On Sun, 25 Mar 2007, Bram Moolenaar wrote:
You apparently really want to pass ${*} to the shell command. The help
for makeprg explains replacing $* with the name of the file, but you use
"%" for that.
My help says that $* is replaced with the arguments, which I take to mean -T in
my example:
The placeholder "$*" can be given (even multiple times) to specify
where the arguments will be included
It doesn't say anything about the filename. Maybe it needs to distinguish which
arguments it is referring to.
This probably also works:
setlocal makeprg=/usr/share/vim/vim70/tools/efm_perl.pl\ -c\ -w\ $*
Nope. When I replace efm_perl.pl with efm_perl2.pl, a simple script that
outputs the arguments it was called with, and I have
set makeprg=~/.vim/tools/efm_perl2.pl\ -c\ -w\ ${*}\ %
and I call ":make" on the file that I have open ('binary.pl'), efm_perl2.pl
outputs
Called with: -c -w binary.pl
When I call it with ":make -T", it outputs
Called with: -c -w binary.pl -T
Now, if I change the makeprg thus:
set makeprg=~/.vim/tools/efm_perl2.pl\ -c\ -w\ $*
and call ":make":
Called with: -c -w
and ":make -T":
Called with: -c -w -T
As you can see, the filename of the current buffer is not passed to the
makeprg.
Further experimentation reveals that the order of "%\ ${*}" or "${*}\ %" makes
no difference to the arguments that efm_perl2.pl is passed, nor their order.

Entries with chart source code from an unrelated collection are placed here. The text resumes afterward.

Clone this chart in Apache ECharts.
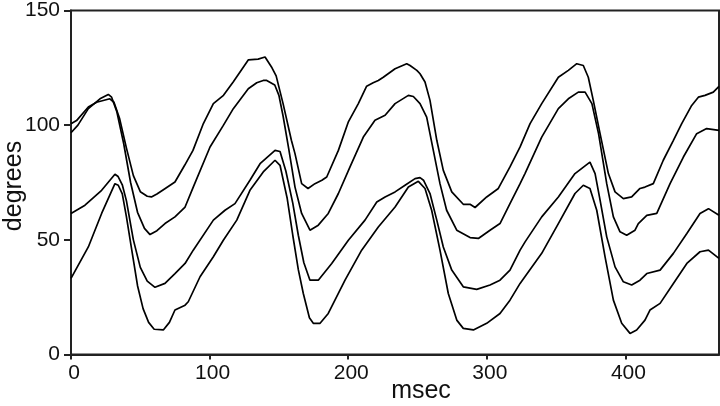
<!DOCTYPE html>
<html>
<head>
<meta charset="utf-8">
<script src="https://cdn.jsdelivr.net/npm/echarts@6/dist/echarts.min.js"></script>
<style>
html,body{margin:0;padding:0;background:#fff;}
#chart{width:720px;height:406px;}
</style>
</head>
<body>
<div id="chart"></div>
<script>
// tick values
const xTicks = [0, 100, 200, 300, 400];
const yTicks = [0, 50, 100, 150];
const xLabel = 'msec';
const yLabel = 'degrees';

// curves: [msec, degrees]
const curveA = [[0,100.6],[4,102],[12.5,107.9],[18.5,110],[28,111.5],[31,110],[35,103],[40,90],[45,78],[50,71],[55,69],[58,68.7],[62,70],[68,72.4],[75,75.2],[82,82.5],[88,89],[95.5,100.7],[102.7,109.4],[110,113],[117,118.8],[128,128.5],[135,128.8],[140,129.7],[145,125],[148,121.5],[153,109.4],[159,93.4],[161.6,87.6],[166.4,74.5],[171,72.4],[176,74.5],[181,76],[184.5,77.4],[192.9,89],[200,101.3],[207.3,109.4],[213.3,117],[218,118.5],[221.7,119.5],[225.3,120.9],[233.8,124.6],[242.2,126.8],[244.6,126],[249.5,123.9],[251.8,122.4],[255.4,118.8],[259,110.8],[263.9,93.4],[268.6,80.3],[274.7,70.9],[283,65.5],[287.9,65.5],[291.5,64.1],[299.9,68.7],[308.3,72.4],[316.7,81.8],[324,90.5],[331.2,100.7],[339.6,109.4],[351.6,120.9],[358.8,123.9],[364.9,126.8],[369.6,126],[373.2,120.9],[376.8,110.8],[381.7,96.3],[387.7,78.9],[392.5,70.9],[398.5,68],[404.5,68.7],[410.5,72.4],[414.1,73],[420.1,74.5],[427.3,84.7],[434.6,93.4],[440.6,100.7],[447.8,108.6],[452.6,112.2],[457.4,113],[463.4,114.4],[467.5,116.9]];

const curveB = [[0,96.7],[5,100],[12.5,107.2],[20.9,111.5],[26.9,113.4],[29.3,112.2],[33,106],[38,92],[43,75],[48,62],[53,55],[57,52.3],[62,54],[67.8,57.1],[75,60],[82.3,64.3],[88.2,73],[100.3,90.5],[109.9,99.9],[117.1,107.2],[127.9,115.9],[134,118.5],[138.7,119.5],[141.2,119.5],[147,117.5],[150,113],[153,104],[157,90],[161.6,73],[166.4,61.5],[172.4,54.2],[178.4,56.4],[185.6,61.5],[192.9,70.2],[201.3,81.8],[210.9,94.8],[219.3,102.1],[226.6,104.3],[233.8,109.4],[243.4,113],[247,112.5],[251.8,109.4],[256.6,103.5],[261.4,89],[266.2,74.5],[271,62.9],[278.3,54.2],[287.9,51],[293.9,50.6],[302.3,54.2],[309.5,57.1],[316.7,65.8],[324,74.5],[327.6,79],[339.6,94.8],[351.6,107.2],[358.8,111.5],[366,114.4],[370.9,114.4],[375.8,109.4],[380.6,96.3],[386.5,74.5],[391.3,60],[396.1,53.5],[400.9,52],[406.9,54.2],[409.3,57.1],[415.4,60.7],[422.6,61.5],[432.2,74.5],[441.8,86.1],[451.4,96.3],[458.6,98.5],[467.5,97.7]];

const curveC = [[0,61.5],[10.1,65.1],[22.1,71.6],[31.7,78.6],[34,77.6],[37,74],[40,67],[45,50],[50,38],[55,32],[60.6,29.3],[67.8,31],[75,35.3],[82.3,39.7],[88.2,45.5],[102.7,58.6],[111.1,62.9],[118.3,65.8],[129.1,76],[136.4,83.2],[147.2,89],[150.8,88.5],[155,80],[160,66],[164,52],[168,40],[172.4,32.4],[178.4,32.4],[188.1,39.7],[200.1,49.8],[212.1,58.6],[220.6,66.5],[226.6,68.7],[233.8,70.9],[241,73.8],[248.2,76.7],[251.8,77.1],[254.3,76],[259,70.2],[263.9,58.6],[268.6,46.9],[274.7,36.8],[283,29.5],[292.7,28.4],[302.3,30.3],[309.5,32.4],[316.7,36.8],[324,45.5],[327.6,49.1],[339.6,60],[351.6,68.7],[363.6,78.9],[374.4,83.9],[378.1,78.9],[381.7,67.3],[386.5,51.3],[392.5,38.2],[398.5,31.7],[404.5,30.3],[410.5,32.4],[415.4,35.3],[425,36.8],[434.6,44.1],[444.3,52.8],[453.8,61.5],[459.9,63.6],[467.5,60.7]];

const curveD = [[0,33.2],[12.5,46.9],[22.1,61.5],[31.7,74.5],[34.1,73.8],[37,70],[40,60],[44,45],[48,30],[52,20],[56,14],[60,11],[66.6,10.7],[71,14],[75,19.4],[82.3,21.5],[84.6,23],[93.1,33.9],[102.7,42.6],[109.9,49.8],[119.6,58.6],[129.1,71.6],[138.7,79.6],[147.2,84.7],[150.8,82.5],[156,68],[160,52],[164,37],[167.6,26.6],[172,16],[174.8,13.6],[179.7,13.6],[185.6,17.9],[197.7,32.4],[209.7,45.5],[221.7,55.6],[233.8,64.3],[243.4,73],[250.6,75.5],[255.4,72.4],[260.2,62.9],[266.2,45.5],[272.2,26.6],[278.3,15],[283,11.4],[290.3,10.7],[299.9,13.6],[309.5,17.9],[316.7,23.7],[324,31],[327.6,34],[339.6,44.1],[351.6,57.1],[363.6,70.2],[369.6,73.8],[374.4,72.4],[379.3,62.9],[385.3,42.6],[391.3,23.7],[397.3,13.6],[403.3,9.2],[408.1,10.7],[414.1,15],[417.7,19.4],[425,22.3],[434.6,31],[444.3,39.7],[453.8,44.8],[459.9,45.5],[467.5,41.9]];

const FONT = 'Liberation Sans';
const chart = echarts.init(document.getElementById('chart'), null, {renderer: 'canvas'});

function lineSeries(data) {
  return {
    type: 'line', data: data, showSymbol: false, symbol: 'none', smooth: false,
    animation: false,
    lineStyle: {color: '#000', width: 1.7}
  };
}

chart.setOption({
  animation: false,
  backgroundColor: '#fff',
  grid: {left: 71, top: 10, right: 1, height: 344.5, show: true, borderColor: '#222', borderWidth: 2, backgroundColor: 'transparent'},
  xAxis: {
    type: 'value', min: 0, max: 467.5, interval: 100,
    axisLine: {show: true, lineStyle: {color: '#222', width: 2}},
    axisTick: {show: true, length: 5, lineStyle: {color: '#222', width: 2}, customValues: xTicks},
    axisLabel: {color: '#111', fontFamily: FONT, fontSize: 21, margin: 8, padding: [0, 0, 0, 6], customValues: xTicks},
    splitLine: {show: false}
  },
  yAxis: {
    type: 'value', min: 0, max: 150, interval: 50,
    axisLine: {show: true, lineStyle: {color: '#222', width: 2}},
    axisTick: {show: true, length: 7, lineStyle: {color: '#222', width: 2}, customValues: yTicks},
    axisLabel: {color: '#111', fontFamily: FONT, fontSize: 21, margin: 11, customValues: yTicks},
    splitLine: {show: false}
  },
  graphic: [
    {type: 'text', x: 421, y: 391, style: {text: xLabel, font: '25px "' + FONT + '"', fill: '#111', align: 'center', verticalAlign: 'middle'}},
    {type: 'text', x: 14, y: 186, rotation: Math.PI / 2, style: {text: yLabel, font: '25px "' + FONT + '"', fill: '#111', align: 'center', verticalAlign: 'middle'}}
  ],
  series: [lineSeries(curveA), lineSeries(curveB), lineSeries(curveC), lineSeries(curveD)]
});
</script>
</body>
</html>
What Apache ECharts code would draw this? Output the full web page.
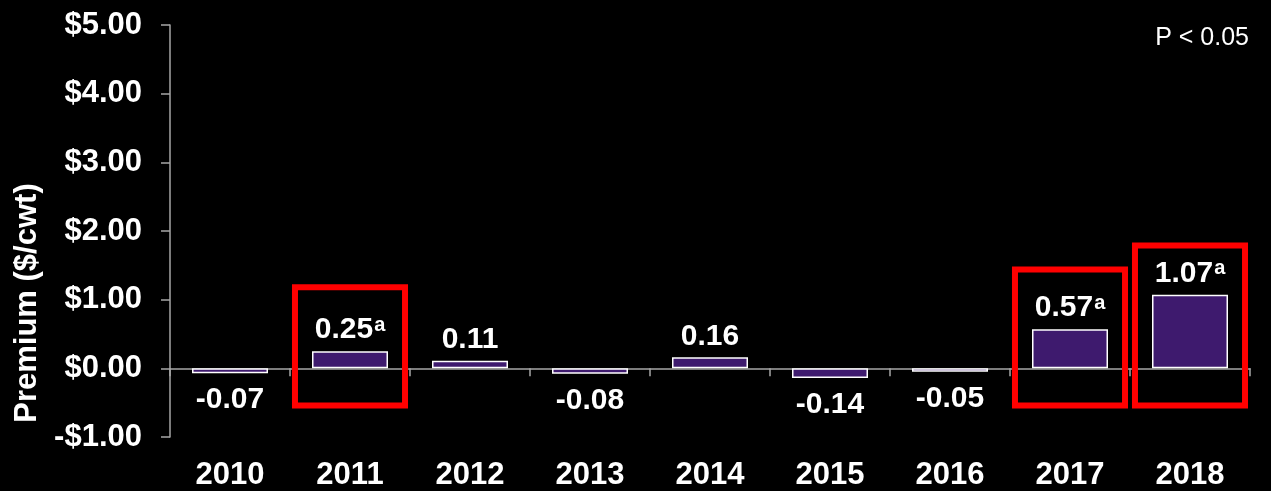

Indeed, ${*} is superfluous, but it does seem that I need % to substitute both
the filename AND any arguments I give to :make.
$* and all variations of braces in and around it, just doesn't work.
This
option may contain '%' and '#' characters, which are expanded like
when used in a command-line.
I think that needs explaining a bit more. To me, % is used when specifying the
entire range of the file on the vim command line, and # prints lines with their
respective line numbers :/
--
.